start LISTED ENTRIES

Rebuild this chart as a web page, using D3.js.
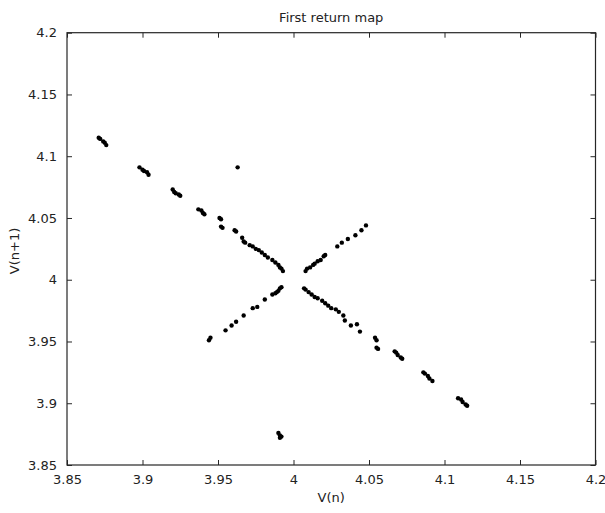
<!DOCTYPE html>
<html>
<head>
<meta charset="utf-8">
<script src="https://cdn.jsdelivr.net/npm/d3@7"></script>
<style>
  body { margin: 0; background: #fff; }
  text { font-family: "DejaVu Sans", sans-serif; fill: #222; }
</style>
</head>
<body>
<div id="container"></div>
<script>
// V(n), V(n+1) pairs
let decreasingArm = [
    [3.871, 4.115], [3.872, 4.114], [3.874, 4.112], [3.875, 4.111], [3.876, 4.109],
    [3.898, 4.091], [3.900, 4.089], [3.901, 4.088], [3.903, 4.087], [3.904, 4.085],
    [3.920, 4.073], [3.921, 4.071], [3.922, 4.070], [3.924, 4.069], [3.925, 4.068],
    [3.937, 4.057], [3.939, 4.056], [3.940, 4.054], [3.941, 4.053],
    [3.951, 4.050], [3.952, 4.049], [3.952, 4.043], [3.953, 4.042],
    [3.961, 4.040], [3.962, 4.039], [3.966, 4.034], [3.967, 4.031], [3.968, 4.030],
    [3.971, 4.028], [3.973, 4.027], [3.975, 4.025], [3.977, 4.024], [3.979, 4.022],
    [3.981, 4.020], [3.983, 4.018], [3.986, 4.016], [3.988, 4.014], [3.990, 4.012],
    [3.991, 4.010], [3.992, 4.009], [3.993, 4.007],
    [4.007, 3.993], [4.008, 3.992], [4.010, 3.990], [4.012, 3.988], [4.014, 3.986],
    [4.016, 3.985], [4.019, 3.983], [4.021, 3.981], [4.023, 3.979], [4.025, 3.977],
    [4.028, 3.976], [4.030, 3.974], [4.033, 3.971], [4.034, 3.967], [4.038, 3.963],
    [4.042, 3.964], [4.044, 3.958],
    [4.054, 3.953], [4.055, 3.951], [4.055, 3.945], [4.056, 3.944],
    [4.067, 3.942], [4.068, 3.941], [4.069, 3.939], [4.071, 3.937], [4.072, 3.936],
    [4.086, 3.925], [4.087, 3.924], [4.089, 3.922], [4.090, 3.920], [4.092, 3.918],
    [4.109, 3.904], [4.111, 3.903], [4.112, 3.901], [4.114, 3.899], [4.115, 3.898]
];

let increasingArm = [
    [3.944, 3.951], [3.945, 3.953], [3.955, 3.959], [3.959, 3.963], [3.962, 3.966],
    [3.967, 3.971], [3.973, 3.977], [3.976, 3.978], [3.981, 3.984],
    [3.986, 3.988], [3.988, 3.989], [3.989, 3.990], [3.990, 3.991], [3.991, 3.993], [3.992, 3.994],
    [4.008, 4.007], [4.009, 4.009], [4.011, 4.010], [4.013, 4.012], [4.014, 4.013],
    [4.016, 4.015], [4.018, 4.016], [4.020, 4.019], [4.021, 4.020],
    [4.029, 4.027], [4.032, 4.030], [4.036, 4.033], [4.041, 4.036], [4.045, 4.040], [4.048, 4.044]
];

let strayPoints = [
    [3.963, 4.091],
    [3.990, 3.876], [3.991, 3.874], [3.991, 3.872], [3.992, 3.873]
];

let ticks = [3.85, 3.9, 3.95, 4, 4.05, 4.1, 4.15, 4.2];

let width = 605;
let height = 513;
let plotLeft = 67, plotRight = 595.5, plotTop = 32.7, plotBottom = 465;

let svg = d3.select("#container")
    .append("svg")
    .attr("width", width)
    .attr("height", height);

let x = d3.scaleLinear().domain([3.85, 4.2]).range([plotLeft, plotRight]);
let y = d3.scaleLinear().domain([3.85, 4.2]).range([plotBottom, plotTop]);

// box
svg.append('rect')
    .attr('x', plotLeft)
    .attr('y', plotTop)
    .attr('width', plotRight - plotLeft)
    .attr('height', plotBottom - plotTop)
    .attr('fill', 'none')
    .attr('stroke', '#262626')
    .attr('stroke-width', 1.2);

// inward ticks on all four sides
let axisStyle = (g) => {
    g.select('.domain').remove();
    g.selectAll('line').attr('stroke', '#262626');
    g.selectAll('text').attr('font-size', 13).attr('fill', '#222');
};

svg.append('g')
    .attr('transform', `translate(0,${plotBottom})`)
    .call(d3.axisBottom(x).tickValues(ticks).tickSize(-5).tickPadding(10).tickFormat(d3.format('')))
    .call(axisStyle);

svg.append('g')
    .attr('transform', `translate(0,${plotTop})`)
    .call(d3.axisTop(x).tickValues(ticks).tickSize(-5).tickFormat(''))
    .call(axisStyle);

svg.append('g')
    .attr('transform', `translate(${plotLeft},0)`)
    .call(d3.axisLeft(y).tickValues(ticks).tickSize(-5).tickPadding(10).tickFormat(d3.format('')))
    .call(axisStyle);

svg.append('g')
    .attr('transform', `translate(${plotRight},0)`)
    .call(d3.axisRight(y).tickValues(ticks).tickSize(-5).tickFormat(''))
    .call(axisStyle);

// points
let allPoints = decreasingArm.concat(increasingArm, strayPoints);

svg.selectAll('.pt')
    .data(allPoints)
    .enter()
    .append('circle')
    .attr('class', 'pt')
    .attr('cx', (d) => { return x(d[0]); })
    .attr('cy', (d) => { return y(d[1]); })
    .attr('r', 2.2)
    .attr('fill', '#000');

// labels
svg.append('text')
    .attr('x', (plotLeft + plotRight) / 2)
    .attr('y', 22)
    .attr('text-anchor', 'middle')
    .attr('font-size', 13)
    .text('First return map');

svg.append('text')
    .attr('x', (plotLeft + plotRight) / 2)
    .attr('y', 502)
    .attr('text-anchor', 'middle')
    .attr('font-size', 13)
    .text('V(n)');

svg.append('text')
    .attr('transform', `translate(19,251) rotate(-90)`)
    .attr('text-anchor', 'middle')
    .attr('font-size', 13)
    .text('V(n+1)');
</script>
</body>
</html>
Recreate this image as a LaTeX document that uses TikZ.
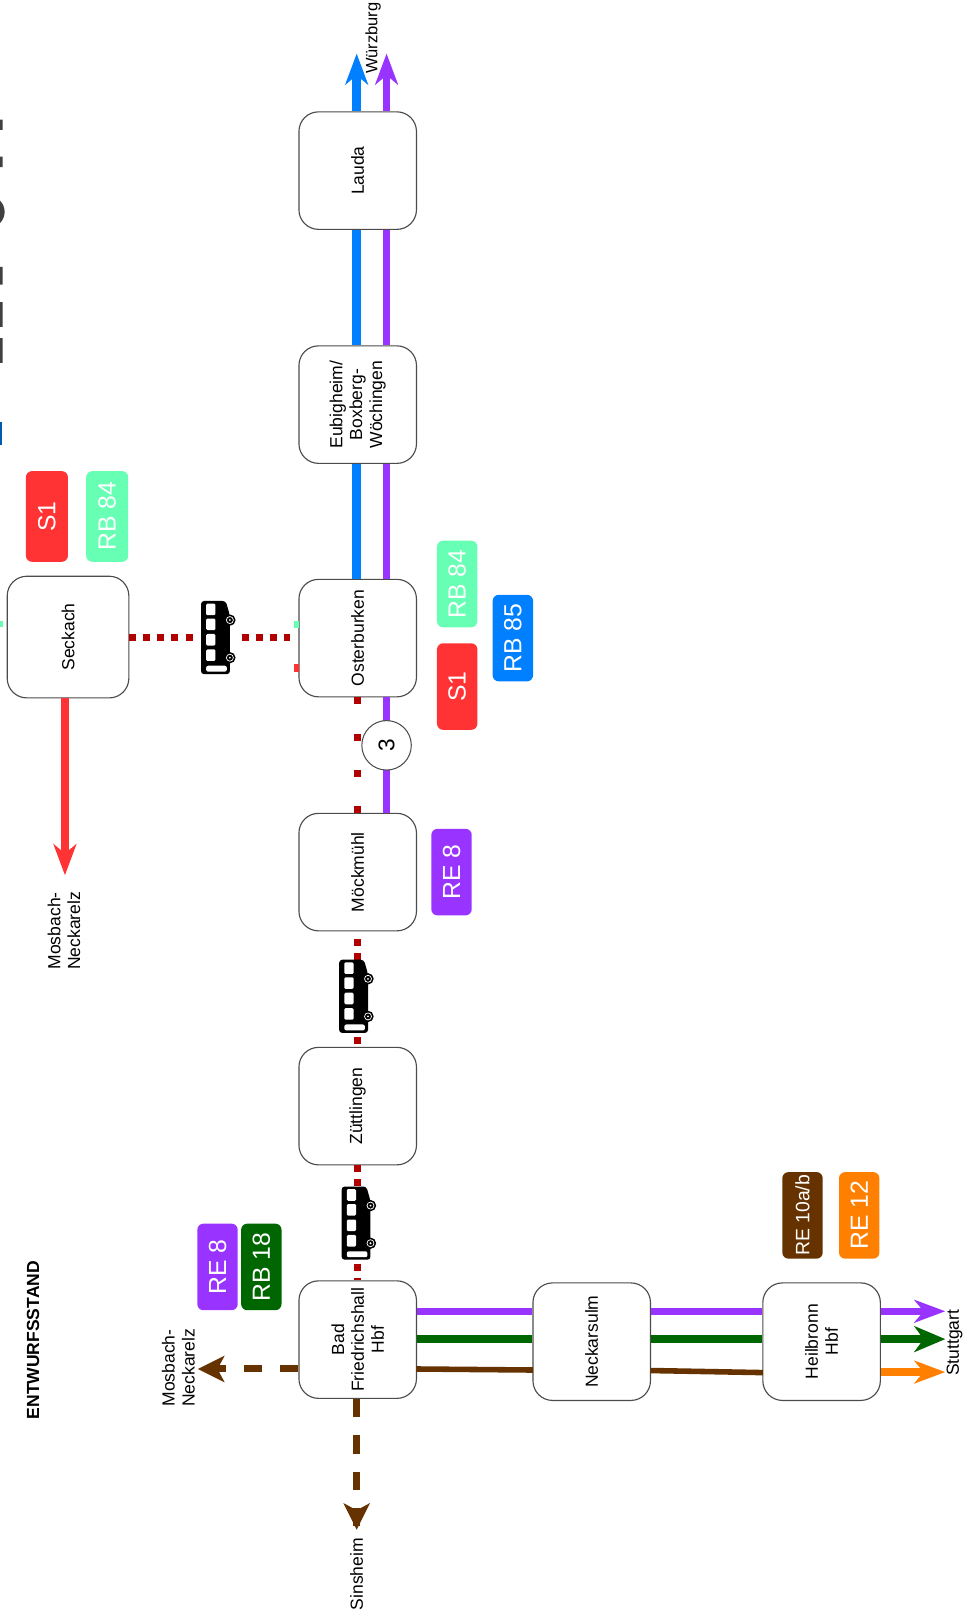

end LISTED ENTRIES

* TASK TO COMPLETE: Write every entry out again exactly, dropping the pictures.

* RESULT:
Rebuild this chart as a web page, using D3.js.
<!DOCTYPE html>
<html>
<head>
<meta charset="utf-8">
<script src="https://cdn.jsdelivr.net/npm/d3@7"></script>
<style>
  body { margin: 0; background: #fff; }
  text { font-family: "DejaVu Sans", sans-serif; fill: #222; }
</style>
</head>
<body>
<div id="container"></div>
<script>
// V(n), V(n+1) pairs
let decreasingArm = [
    [3.871, 4.115], [3.872, 4.114], [3.874, 4.112], [3.875, 4.111], [3.876, 4.109],
    [3.898, 4.091], [3.900, 4.089], [3.901, 4.088], [3.903, 4.087], [3.904, 4.085],
    [3.920, 4.073], [3.921, 4.071], [3.922, 4.070], [3.924, 4.069], [3.925, 4.068],
    [3.937, 4.057], [3.939, 4.056], [3.940, 4.054], [3.941, 4.053],
    [3.951, 4.050], [3.952, 4.049], [3.952, 4.043], [3.953, 4.042],
    [3.961, 4.040], [3.962, 4.039], [3.966, 4.034], [3.967, 4.031], [3.968, 4.030],
    [3.971, 4.028], [3.973, 4.027], [3.975, 4.025], [3.977, 4.024], [3.979, 4.022],
    [3.981, 4.020], [3.983, 4.018], [3.986, 4.016], [3.988, 4.014], [3.990, 4.012],
    [3.991, 4.010], [3.992, 4.009], [3.993, 4.007],
    [4.007, 3.993], [4.008, 3.992], [4.010, 3.990], [4.012, 3.988], [4.014, 3.986],
    [4.016, 3.985], [4.019, 3.983], [4.021, 3.981], [4.023, 3.979], [4.025, 3.977],
    [4.028, 3.976], [4.030, 3.974], [4.033, 3.971], [4.034, 3.967], [4.038, 3.963],
    [4.042, 3.964], [4.044, 3.958],
    [4.054, 3.953], [4.055, 3.951], [4.055, 3.945], [4.056, 3.944],
    [4.067, 3.942], [4.068, 3.941], [4.069, 3.939], [4.071, 3.937], [4.072, 3.936],
    [4.086, 3.925], [4.087, 3.924], [4.089, 3.922], [4.090, 3.920], [4.092, 3.918],
    [4.109, 3.904], [4.111, 3.903], [4.112, 3.901], [4.114, 3.899], [4.115, 3.898]
];

let increasingArm = [
    [3.944, 3.951], [3.945, 3.953], [3.955, 3.959], [3.959, 3.963], [3.962, 3.966],
    [3.967, 3.971], [3.973, 3.977], [3.976, 3.978], [3.981, 3.984],
    [3.986, 3.988], [3.988, 3.989], [3.989, 3.990], [3.990, 3.991], [3.991, 3.993], [3.992, 3.994],
    [4.008, 4.007], [4.009, 4.009], [4.011, 4.010], [4.013, 4.012], [4.014, 4.013],
    [4.016, 4.015], [4.018, 4.016], [4.020, 4.019], [4.021, 4.020],
    [4.029, 4.027], [4.032, 4.030], [4.036, 4.033], [4.041, 4.036], [4.045, 4.040], [4.048, 4.044]
];

let strayPoints = [
    [3.963, 4.091],
    [3.990, 3.876], [3.991, 3.874], [3.991, 3.872], [3.992, 3.873]
];

let ticks = [3.85, 3.9, 3.95, 4, 4.05, 4.1, 4.15, 4.2];

let width = 605;
let height = 513;
let plotLeft = 67, plotRight = 595.5, plotTop = 32.7, plotBottom = 465;

let svg = d3.select("#container")
    .append("svg")
    .attr("width", width)
    .attr("height", height);

let x = d3.scaleLinear().domain([3.85, 4.2]).range([plotLeft, plotRight]);
let y = d3.scaleLinear().domain([3.85, 4.2]).range([plotBottom, plotTop]);

// box
svg.append('rect')
    .attr('x', plotLeft)
    .attr('y', plotTop)
    .attr('width', plotRight - plotLeft)
    .attr('height', plotBottom - plotTop)
    .attr('fill', 'none')
    .attr('stroke', '#262626')
    .attr('stroke-width', 1.2);

// inward ticks on all four sides
let axisStyle = (g) => {
    g.select('.domain').remove();
    g.selectAll('line').attr('stroke', '#262626');
    g.selectAll('text').attr('font-size', 13).attr('fill', '#222');
};

svg.append('g')
    .attr('transform', `translate(0,${plotBottom})`)
    .call(d3.axisBottom(x).tickValues(ticks).tickSize(-5).tickPadding(10).tickFormat(d3.format('')))
    .call(axisStyle);

svg.append('g')
    .attr('transform', `translate(0,${plotTop})`)
    .call(d3.axisTop(x).tickValues(ticks).tickSize(-5).tickFormat(''))
    .call(axisStyle);

svg.append('g')
    .attr('transform', `translate(${plotLeft},0)`)
    .call(d3.axisLeft(y).tickValues(ticks).tickSize(-5).tickPadding(10).tickFormat(d3.format('')))
    .call(axisStyle);

svg.append('g')
    .attr('transform', `translate(${plotRight},0)`)
    .call(d3.axisRight(y).tickValues(ticks).tickSize(-5).tickFormat(''))
    .call(axisStyle);

// points
let allPoints = decreasingArm.concat(increasingArm, strayPoints);

svg.selectAll('.pt')
    .data(allPoints)
    .enter()
    .append('circle')
    .attr('class', 'pt')
    .attr('cx', (d) => { return x(d[0]); })
    .attr('cy', (d) => { return y(d[1]); })
    .attr('r', 2.2)
    .attr('fill', '#000');

// labels
svg.append('text')
    .attr('x', (plotLeft + plotRight) / 2)
    .attr('y', 22)
    .attr('text-anchor', 'middle')
    .attr('font-size', 13)
    .text('First return map');

svg.append('text')
    .attr('x', (plotLeft + plotRight) / 2)
    .attr('y', 502)
    .attr('text-anchor', 'middle')
    .attr('font-size', 13)
    .text('V(n)');

svg.append('text')
    .attr('transform', `translate(19,251) rotate(-90)`)
    .attr('text-anchor', 'middle')
    .attr('font-size', 13)
    .text('V(n+1)');
</script>
</body>
</html>
Recreate this image as a LaTeX document that uses TikZ.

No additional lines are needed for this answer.